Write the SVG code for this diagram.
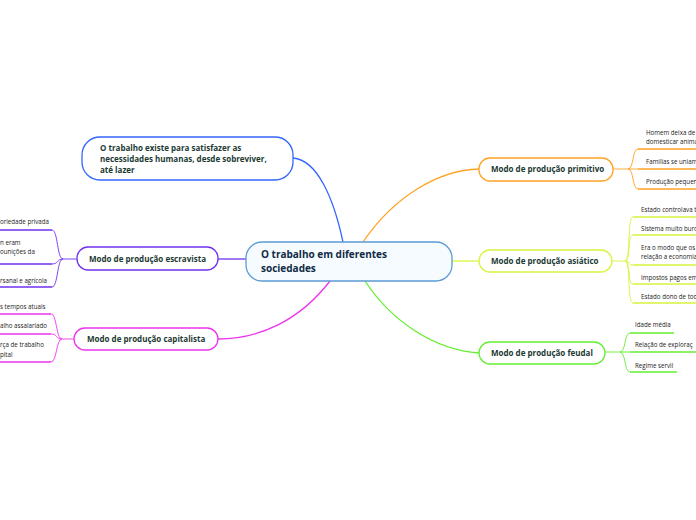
<svg xmlns="http://www.w3.org/2000/svg" width="696" height="520" viewBox="0 0 696 520">
<style>
.n{fill:#fff;stroke-width:1.3}
.t{font-family:"Open Sans","DejaVu Sans",sans-serif;font-weight:bold;font-size:8px;fill:#1b3a33}
.c{font-family:"Open Sans","DejaVu Sans",sans-serif;font-size:6.2px;fill:#222}
.k{fill:none;stroke-width:1.3}
.u{fill:none;stroke-width:1.6}
.b{fill:none;stroke-width:0.9}
</style>
<rect width="696" height="520" fill="#fff"/>
<g id="connectors">
<path class="k" stroke="#3366ff" d="M293,158 C318,160 334,200 343,242"/>
<path class="k" stroke="#ffa325" d="M363,242 C395,195 440,170 479,169"/>
<path class="k" stroke="#d8f43c" d="M452,261 H479"/>
<path class="k" stroke="#66ee33" d="M365,281 C392,322 435,350 479,353"/>
<path class="k" stroke="#7030f0" d="M218,259 H246"/>
<path class="k" stroke="#ee33ee" d="M330,281 C300,320 260,339 218,339"/>
<!-- primitivo children -->
<g stroke="#ffa325">
<path class="b" d="M613,169 H628 C634,169 632,149 638,149"/>
<path class="b" d="M628,169 H638"/>
<path class="b" d="M628,169 C634,169 632,189 638,189"/>
<path class="u" d="M638,149 H696 M638,169 H696 M638,189 H696"/>
</g>
<g stroke="#d8f43c">
<path class="b" d="M612,261 H625 C631,261 627,217 633,217"/>
<path class="b" d="M625,261 C631,261 627,235 633,235"/>
<path class="b" d="M625,261 C631,261 627,265 633,265"/>
<path class="b" d="M625,261 C631,261 627,284 633,284"/>
<path class="b" d="M625,261 C631,261 627,303 633,303"/>
<path class="u" d="M633,217 H696 M633,235 H696 M633,265 H696 M633,284 H696 M633,303 H696"/>
</g>
<g stroke="#66ee33">
<path class="b" d="M605,352 H620 C626,352 624,333 630,333"/>
<path class="b" d="M620,352 H630"/>
<path class="b" d="M620,352 C626,352 624,372 630,372"/>
<path class="u" d="M630,333 H674 M630,352 H696 M630,372 H677"/>
</g>
<g stroke="#7030f0">
<path class="b" d="M77,259 H63 C57,259 58,230 52,230"/>
<path class="b" d="M63,259 C57,259 58,264 52,264"/>
<path class="b" d="M63,259 C57,259 58,287 52,287"/>
<path class="u" d="M0,230 H52 M0,264 H52 M0,287 H52"/>
</g>
<g stroke="#ee33ee">
<path class="b" d="M74,339 H62 C56,339 57,314 51,314"/>
<path class="b" d="M62,339 C56,339 57,334 51,334"/>
<path class="b" d="M62,339 C56,339 57,362 51,362"/>
<path class="u" d="M0,314 H51 M0,334 H51 M0,362 H51"/>
</g>
</g>
<g id="center">
<rect x="246" y="242" width="206" height="39" rx="16" fill="#f6fbff" stroke="#5b9bd5" stroke-width="1.3"/>
<text font-family="Open Sans, DejaVu Sans, sans-serif" font-weight="bold" font-size="10" fill="#0f2a45"><tspan x="261" y="258">O trabalho em diferentes</tspan><tspan x="261" y="272">sociedades</tspan></text>
</g>
<g id="n-trabalho">
<rect class="n" x="82" y="137" width="211" height="43" rx="18" stroke="#3366ff"/>
<text class="t"><tspan x="100" y="151">O trabalho existe para satisfazer as</tspan><tspan x="100" y="162">necessidades humanas, desde sobreviver,</tspan><tspan x="100" y="173">até lazer</tspan></text>
</g>
<g id="n-primitivo">
<rect class="n" x="479" y="158" width="134" height="23" rx="11" stroke="#ffa325"/>
<text class="t" x="491" y="172">Modo de produção primitivo</text>
</g>
<g id="n-asiatico">
<rect class="n" x="479" y="250" width="133" height="22" rx="11" stroke="#d8f43c"/>
<text class="t" x="491" y="264">Modo de produção asiático</text>
</g>
<g id="n-feudal">
<rect class="n" x="479" y="342" width="126" height="22" rx="11" stroke="#66ee33"/>
<text class="t" x="491" y="356">Modo de produção feudal</text>
</g>
<g id="n-escravista">
<rect class="n" x="77" y="247" width="141" height="23" rx="11" stroke="#7030f0"/>
<text class="t" x="89" y="262">Modo de produção escravista</text>
</g>
<g id="n-capitalista">
<rect class="n" x="74" y="328" width="144" height="22" rx="11" stroke="#ee33ee"/>
<text class="t" x="87" y="342">Modo de produção capitalista</text>
</g>
<g id="children">
<text class="c"><tspan x="646" y="135">Homem deixa de s</tspan><tspan x="646" y="144">domesticar anima</tspan></text>
<text class="c" x="646" y="164">Famílias se uniam</text>
<text class="c" x="646" y="184">Produção pequena</text>
<text class="c" x="641" y="212">Estado controlava tu</text>
<text class="c" x="641" y="231">Sistema muito buro</text>
<text class="c"><tspan x="641" y="250">Era o modo que os p</tspan><tspan x="641" y="259">relação a economia</tspan></text>
<text class="c" x="641" y="280">Impostos pagos em</text>
<text class="c" x="641" y="299">Estado dono de toda</text>
<text class="c" x="635" y="327">Idade média</text>
<text class="c" x="635" y="347">Relação de exploraç</text>
<text class="c" x="635" y="368">Regime servil</text>
<text class="c" x="0" y="224">oriedade privada</text>
<text class="c"><tspan x="0" y="245">n eram</tspan><tspan x="0" y="254">ounições da</tspan></text>
<text class="c" x="0" y="283">rsanal e agrícola</text>
<text class="c" x="0" y="309">s tempos atuais</text>
<text class="c" x="0" y="328">alho assalariado</text>
<text class="c"><tspan x="0" y="347">rça de trabalho</tspan><tspan x="0" y="357">pital</tspan></text>
</g>
</svg>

|---|

### CHALLENGE
What is needed is an exact reproduction of the data, pictures excluded.

### TASK RESPONSE
Write the SVG code for this diagram.
<svg xmlns="http://www.w3.org/2000/svg" width="696" height="520" viewBox="0 0 696 520">
<style>
.n{fill:#fff;stroke-width:1.3}
.t{font-family:"Open Sans","DejaVu Sans",sans-serif;font-weight:bold;font-size:8px;fill:#1b3a33}
.c{font-family:"Open Sans","DejaVu Sans",sans-serif;font-size:6.2px;fill:#222}
.k{fill:none;stroke-width:1.3}
.u{fill:none;stroke-width:1.6}
.b{fill:none;stroke-width:0.9}
</style>
<rect width="696" height="520" fill="#fff"/>
<g id="connectors">
<path class="k" stroke="#3366ff" d="M293,158 C318,160 334,200 343,242"/>
<path class="k" stroke="#ffa325" d="M363,242 C395,195 440,170 479,169"/>
<path class="k" stroke="#d8f43c" d="M452,261 H479"/>
<path class="k" stroke="#66ee33" d="M365,281 C392,322 435,350 479,353"/>
<path class="k" stroke="#7030f0" d="M218,259 H246"/>
<path class="k" stroke="#ee33ee" d="M330,281 C300,320 260,339 218,339"/>
<!-- primitivo children -->
<g stroke="#ffa325">
<path class="b" d="M613,169 H628 C634,169 632,149 638,149"/>
<path class="b" d="M628,169 H638"/>
<path class="b" d="M628,169 C634,169 632,189 638,189"/>
<path class="u" d="M638,149 H696 M638,169 H696 M638,189 H696"/>
</g>
<g stroke="#d8f43c">
<path class="b" d="M612,261 H625 C631,261 627,217 633,217"/>
<path class="b" d="M625,261 C631,261 627,235 633,235"/>
<path class="b" d="M625,261 C631,261 627,265 633,265"/>
<path class="b" d="M625,261 C631,261 627,284 633,284"/>
<path class="b" d="M625,261 C631,261 627,303 633,303"/>
<path class="u" d="M633,217 H696 M633,235 H696 M633,265 H696 M633,284 H696 M633,303 H696"/>
</g>
<g stroke="#66ee33">
<path class="b" d="M605,352 H620 C626,352 624,333 630,333"/>
<path class="b" d="M620,352 H630"/>
<path class="b" d="M620,352 C626,352 624,372 630,372"/>
<path class="u" d="M630,333 H674 M630,352 H696 M630,372 H677"/>
</g>
<g stroke="#7030f0">
<path class="b" d="M77,259 H63 C57,259 58,230 52,230"/>
<path class="b" d="M63,259 C57,259 58,264 52,264"/>
<path class="b" d="M63,259 C57,259 58,287 52,287"/>
<path class="u" d="M0,230 H52 M0,264 H52 M0,287 H52"/>
</g>
<g stroke="#ee33ee">
<path class="b" d="M74,339 H62 C56,339 57,314 51,314"/>
<path class="b" d="M62,339 C56,339 57,334 51,334"/>
<path class="b" d="M62,339 C56,339 57,362 51,362"/>
<path class="u" d="M0,314 H51 M0,334 H51 M0,362 H51"/>
</g>
</g>
<g id="center">
<rect x="246" y="242" width="206" height="39" rx="16" fill="#f6fbff" stroke="#5b9bd5" stroke-width="1.3"/>
<text font-family="Open Sans, DejaVu Sans, sans-serif" font-weight="bold" font-size="10" fill="#0f2a45"><tspan x="261" y="258">O trabalho em diferentes</tspan><tspan x="261" y="272">sociedades</tspan></text>
</g>
<g id="n-trabalho">
<rect class="n" x="82" y="137" width="211" height="43" rx="18" stroke="#3366ff"/>
<text class="t"><tspan x="100" y="151">O trabalho existe para satisfazer as</tspan><tspan x="100" y="162">necessidades humanas, desde sobreviver,</tspan><tspan x="100" y="173">até lazer</tspan></text>
</g>
<g id="n-primitivo">
<rect class="n" x="479" y="158" width="134" height="23" rx="11" stroke="#ffa325"/>
<text class="t" x="491" y="172">Modo de produção primitivo</text>
</g>
<g id="n-asiatico">
<rect class="n" x="479" y="250" width="133" height="22" rx="11" stroke="#d8f43c"/>
<text class="t" x="491" y="264">Modo de produção asiático</text>
</g>
<g id="n-feudal">
<rect class="n" x="479" y="342" width="126" height="22" rx="11" stroke="#66ee33"/>
<text class="t" x="491" y="356">Modo de produção feudal</text>
</g>
<g id="n-escravista">
<rect class="n" x="77" y="247" width="141" height="23" rx="11" stroke="#7030f0"/>
<text class="t" x="89" y="262">Modo de produção escravista</text>
</g>
<g id="n-capitalista">
<rect class="n" x="74" y="328" width="144" height="22" rx="11" stroke="#ee33ee"/>
<text class="t" x="87" y="342">Modo de produção capitalista</text>
</g>
<g id="children">
<text class="c"><tspan x="646" y="135">Homem deixa de s</tspan><tspan x="646" y="144">domesticar anima</tspan></text>
<text class="c" x="646" y="164">Famílias se uniam</text>
<text class="c" x="646" y="184">Produção pequena</text>
<text class="c" x="641" y="212">Estado controlava tu</text>
<text class="c" x="641" y="231">Sistema muito buro</text>
<text class="c"><tspan x="641" y="250">Era o modo que os p</tspan><tspan x="641" y="259">relação a economia</tspan></text>
<text class="c" x="641" y="280">Impostos pagos em</text>
<text class="c" x="641" y="299">Estado dono de toda</text>
<text class="c" x="635" y="327">Idade média</text>
<text class="c" x="635" y="347">Relação de exploraç</text>
<text class="c" x="635" y="368">Regime servil</text>
<text class="c" x="0" y="224">oriedade privada</text>
<text class="c"><tspan x="0" y="245">n eram</tspan><tspan x="0" y="254">ounições da</tspan></text>
<text class="c" x="0" y="283">rsanal e agrícola</text>
<text class="c" x="0" y="309">s tempos atuais</text>
<text class="c" x="0" y="328">alho assalariado</text>
<text class="c"><tspan x="0" y="347">rça de trabalho</tspan><tspan x="0" y="357">pital</tspan></text>
</g>
</svg>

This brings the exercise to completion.